Many Churches around the world claim to have pieces of the True Cross in their possession. This powerful relic has meant money and prestige. To Christians, no relic could be more powerful, or valuable, than a piece of the True Cross. The wood that remains today is the only relic that could actually have touched the body of Jesus. When real relics could not be found to venerate, every kind of fraud was perpetuated.
It’s been alleged that there are probably as many pieces of the Cross around as to build Noah’s Ark. Somebody decided to look at this, and they found out that if you look at all the Churches that claim that they have parts of the True Cross, there is only about enough wood for one cross.
Deep in the basement of the Holy Sepulchre Church, beneath the site of the crucifixion, some pieces of the True Cross are kept in a secret vault. This is the most valuable relic of the Greek Orthodox Church and is rarely presented in public.

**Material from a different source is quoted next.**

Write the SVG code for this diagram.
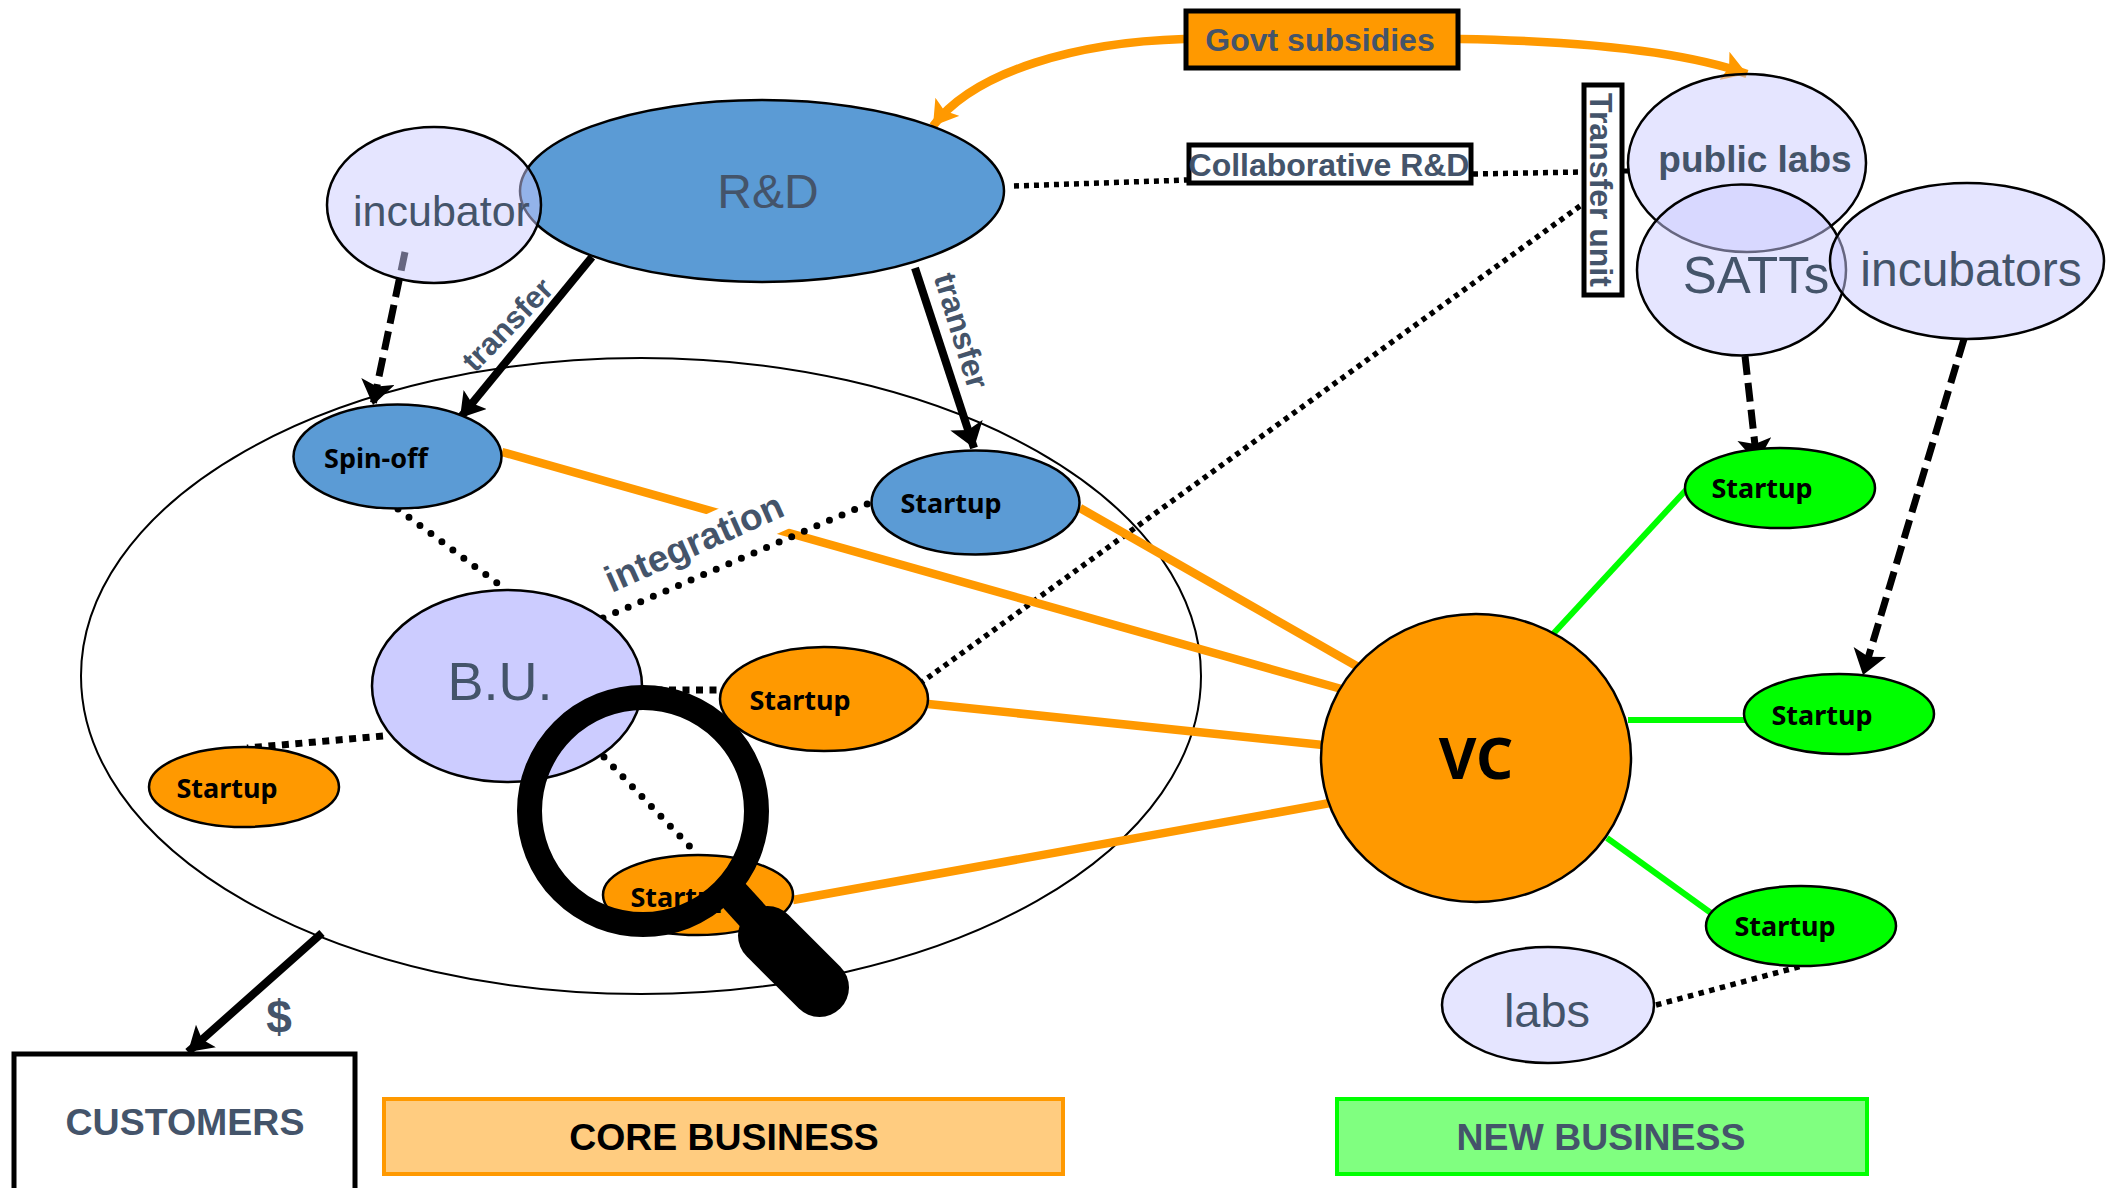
<svg xmlns="http://www.w3.org/2000/svg" width="2116" height="1188" viewBox="0 0 2116 1188">
<style>
.n{stroke:#000;stroke-width:2.5}
.lav{fill:#ccccff;fill-opacity:.5}
.blue{fill:#5b9bd5}
.org{fill:#ff9900}
.grn{fill:#00ff00}
text{font-family:"Liberation Sans",Arial,sans-serif;fill:#44546a;text-anchor:middle}
.b{font-weight:bold}
.s{font-family:"Noto Sans","Open Sans",sans-serif;font-weight:bold;font-size:27px;fill:#000}
.box{stroke:#000;stroke-width:5}
.c{fill:none;stroke:#000}
.dot{stroke-width:7;stroke-dasharray:0 13.7;stroke-linecap:round}
.sq{stroke-width:5.500;stroke-dasharray:5 5}
.sqm{stroke-width:5.500;stroke-dasharray:5.500 5.500}
.sql{stroke-width:7;stroke-dasharray:7 6.500}
.sol{stroke-width:8}
.dash{stroke-width:7;stroke-dasharray:19 8}
.o{fill:none;stroke:#ff9900;stroke-width:8.500}
.g{fill:none;stroke:#00ff00;stroke-width:6}
</style>
<defs>
<marker id="ak" markerUnits="userSpaceOnUse" markerWidth="27" markerHeight="36" refX="24" refY="17" orient="auto"><path d="M0 0L24 17L0 34L5 17Z" fill="#000"/></marker>
<marker id="as" markerUnits="userSpaceOnUse" markerWidth="27" markerHeight="32" refX="24" refY="15" orient="auto"><path d="M0 0L24 15L0 30L5 15Z" fill="#000"/></marker>
<marker id="ao" markerUnits="userSpaceOnUse" markerWidth="27" markerHeight="32" refX="24" refY="15" orient="auto"><path d="M0 0L24 15L0 30L5 15Z" fill="#ff9900"/></marker>
</defs>
<g id="core-ellipse"><ellipse cx="641" cy="676" rx="560" ry="318" fill="none" stroke="#000" stroke-width="2"/></g>
<g id="connectors">
<path class="o" d="M1184 39C1080 42 975 70 933 126" marker-end="url(#ao)"/>
<path class="o" d="M1460 39C1570 41 1680 50 1747 74" marker-end="url(#ao)"/>
<path class="c sq" d="M1014 186L1187 180"/>
<path class="c sq" d="M1473 174L1582 172"/>
<path class="c" stroke-width="5" d="M1624 171L1630 171"/>
<path class="c sq" d="M1580 206L922 682"/>
<path class="o" d="M502 452L1345 690"/>
<path class="o" d="M1080 508L1360 668"/>
<path class="o" d="M928 704L1323 745"/>
<path class="o" d="M793 900L1330 803"/>
<rect transform="translate(699 554) rotate(-24)" x="-105" y="-33.400" width="210" height="46.700" fill="#fff"/>
<path class="c dash" d="M405 252L373 405" marker-end="url(#ak)"/>
<path class="c sol" d="M592 257L460 418" marker-end="url(#as)"/>
<path class="c sol" d="M915 268L974 448" marker-end="url(#ak)"/>
<path class="c dot" d="M398 509L497 583"/>
<path class="c dot" d="M603 618L872 502"/>
<path class="c sql" d="M642 690L720 690"/>
<path class="c sql" d="M383 736L247 748"/>
<path class="c dot" d="M604 757L698 855"/>
<path class="g" d="M1686 490L1553 634"/>
<path class="g" d="M1745 720L1628 720"/>
<path class="g" d="M1711 913L1607 838"/>
<path class="c dash" d="M1745 356L1757 463" marker-end="url(#ak)"/>
<path class="c dash" d="M1964 339L1863 675" marker-end="url(#ak)"/>
<path class="c sqm" d="M1656 1005L1802 966"/>
<path class="c sol" d="M322 933L188 1052" marker-end="url(#as)"/>
</g>
<g id="r-d"><ellipse class="n blue" cx="762" cy="191" rx="242" ry="91"/><text x="768" y="208" font-size="48">R&amp;D</text></g>
<g id="incubator"><ellipse class="n lav" cx="434" cy="205" rx="107" ry="78"/><text x="441.500" y="226" font-size="43">incubator</text></g>
<g id="spin-off"><ellipse class="n blue" cx="397.500" cy="456.500" rx="104" ry="52"/><text class="s" x="376" y="468">Spin-off</text></g>
<g id="startup-blue"><ellipse class="n blue" cx="975.500" cy="502.500" rx="104" ry="52"/><text class="s" x="951" y="513">Startup</text></g>
<g id="bu"><ellipse class="n" fill="#ccccff" cx="507" cy="686" rx="135" ry="96"/><text x="500" y="700" font-size="54">B.U.</text></g>
<g id="startup-o1"><ellipse class="n org" cx="824" cy="699" rx="104" ry="52"/><text class="s" x="800" y="710">Startup</text></g>
<g id="startup-o2"><ellipse class="n org" cx="244" cy="787" rx="95" ry="40"/><text class="s" x="227" y="798">Startup</text></g>
<g id="startup-o3"><ellipse class="n org" cx="698" cy="895" rx="95" ry="40"/><text class="s" x="681" y="907">Startup</text></g>
<g id="magnifier"><circle cx="643" cy="811" r="113.500" fill="none" stroke="#000" stroke-width="25"/><path d="M720 880L770 935" stroke="#000" stroke-width="33" fill="none"/><path d="M767.500 935.500L819.500 987.500" stroke="#000" stroke-width="59" stroke-linecap="round" fill="none"/></g>
<g id="public-labs"><ellipse class="n lav" cx="1747" cy="163" rx="119" ry="89"/><text class="b" x="1755" y="172" font-size="37">public labs</text></g>
<g id="satts"><ellipse class="n lav" cx="1741.500" cy="270" rx="104.500" ry="85.500"/><text x="1756" y="293" font-size="51">SATTs</text></g>
<g id="incubators"><ellipse class="n lav" cx="1967" cy="261" rx="137" ry="78"/><text x="1971" y="286" font-size="48">incubators</text></g>
<g id="govt"><rect class="box org" x="1186" y="11" width="272" height="57"/><text class="b" x="1320" y="51" font-size="32">Govt subsidies</text></g>
<g id="collab"><rect class="box" fill="#fff" x="1189" y="145" width="282" height="38"/><text class="b" x="1329" y="176" font-size="32">Collaborative R&amp;D</text></g>
<g id="transfer-unit"><rect class="box" fill="#fff" x="1584" y="85" width="38" height="210"/><text class="b" transform="translate(1590 190) rotate(90)" font-size="32">Transfer unit</text></g>
<g id="vc"><ellipse class="n org" cx="1476" cy="758" rx="155" ry="144"/><text x="1476" y="779" font-size="58" style="font-family:'Noto Sans',sans-serif;font-weight:bold;fill:#000">VC</text></g>
<g id="startup-g1"><ellipse class="n grn" cx="1780" cy="488" rx="95" ry="40"/><text class="s" x="1762" y="498">Startup</text></g>
<g id="startup-g2"><ellipse class="n grn" cx="1839" cy="714" rx="95" ry="40"/><text class="s" x="1822" y="725">Startup</text></g>
<g id="startup-g3"><ellipse class="n grn" cx="1801" cy="926" rx="95" ry="40"/><text class="s" x="1785" y="936">Startup</text></g>
<g id="labs"><ellipse class="n lav" cx="1548" cy="1005" rx="106" ry="58"/><text x="1547" y="1027" font-size="47">labs</text></g>
<g id="labels">
<text class="b" transform="translate(515 332) rotate(-46)" font-size="31">transfer</text>
<text class="b" transform="translate(951 334) rotate(73)" font-size="32">transfer</text>
<text class="b" transform="translate(699 554) rotate(-24)" font-size="37">integration</text>
<text class="b" x="279" y="1033" font-size="46">$</text>
</g>
<g id="customers"><rect class="box" fill="#fff" x="14" y="1054" width="341" height="140"/><text class="b" x="185" y="1135" font-size="37.500">CUSTOMERS</text></g>
<g id="core"><rect x="384" y="1099" width="679" height="75" fill="#ffcc80" stroke="#ff9900" stroke-width="4"/><text class="b" x="724" y="1150" font-size="37.400" style="fill:#000">CORE BUSINESS</text></g>
<g id="new"><rect x="1337" y="1099" width="530" height="75" fill="#80ff80" stroke="#00ff00" stroke-width="4"/><text class="b" x="1601" y="1150" font-size="37.400">NEW BUSINESS</text></g>
</svg>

It is believed that the biggest piece of the Cross in existence today is kept there. Its origin, according to one priest, is from the part of the Cross brought back to Jerusalem by Emperor Heraclius after defeating the Persians. “Inside their personal crosses, the priests kept sawdust from the wood of the Cross, which is said to have healing power.”
For some, the value of the Cross of Jesus will always transcend its physical existence. Whether or not more relics of the Cross will be discovered is far less important than what the Cross represents to the faithful. Some say that to find the True Cross of Jesus, one need not look further than the heart of any Christian believer.